Przede wszystkim należy zauważyć, że niższy wskaźnik PPI będzie sprzyjać towarowej części koszyka CPI (towary stanowią z kolei zdecydowaną większość koszyka cen konsumpcyjnych). W związku z tym można spodziewać się, że cały wskaźnik CPI również zacznie hamować. Nie jest to nic zaskakującego ani odkrywczego. W taki sposób ceny PPI filtrują się bowiem do CPI. Inna sprawa to usługowa część koszyka CPI. Ta nie wykazywała w ostatnim czasie większych chęci do normalizacji. Ekspansywna polityka fiskalna, a także początek wzrostów realnych płac, będą sprzyjać stronie popytowej.
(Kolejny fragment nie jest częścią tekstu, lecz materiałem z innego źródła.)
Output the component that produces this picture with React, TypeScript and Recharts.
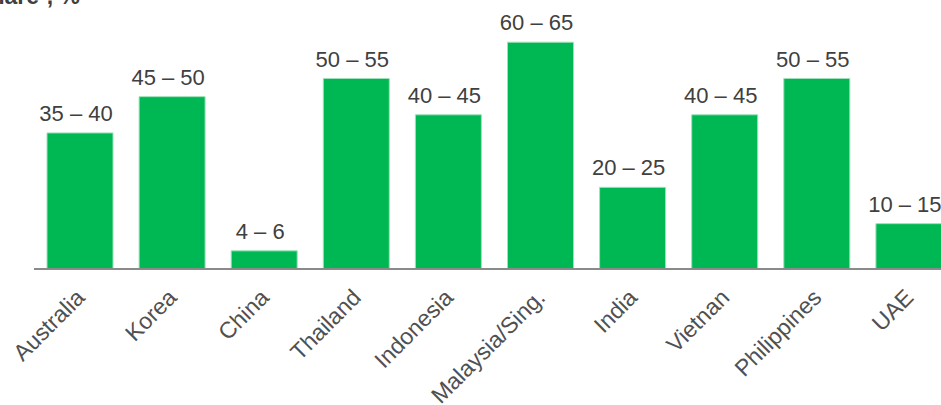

Pytanie jakie sobie obecnie zadajemy brzmi: czy istnieje możliwość, aby inflacja usług przez długi czas była wyraźnie wyższa od inflacji towarów? Nie mamy tutaj jednoznacznej odpowiedzi. Niemniej mając w głowie ww. czynniki w akompaniamencie rodzącego się ożywienia gospodarczego nie można tego wykluczyć. Trzeba też brać pod uwagę, że w takim środowisku ceny towarów również mogą zacząć rosnąć/spadać mniej. W takim scenariuszu nie wykluczalibyśmy wysokiej inflacji przez dłuższy czas. Nie ma tutaj mowy o dwucyfrowych wartościach przez kilka lat. Niemniej inflacja rzędu 5% to wciąż dwukrotność celu inflacyjnego NBP.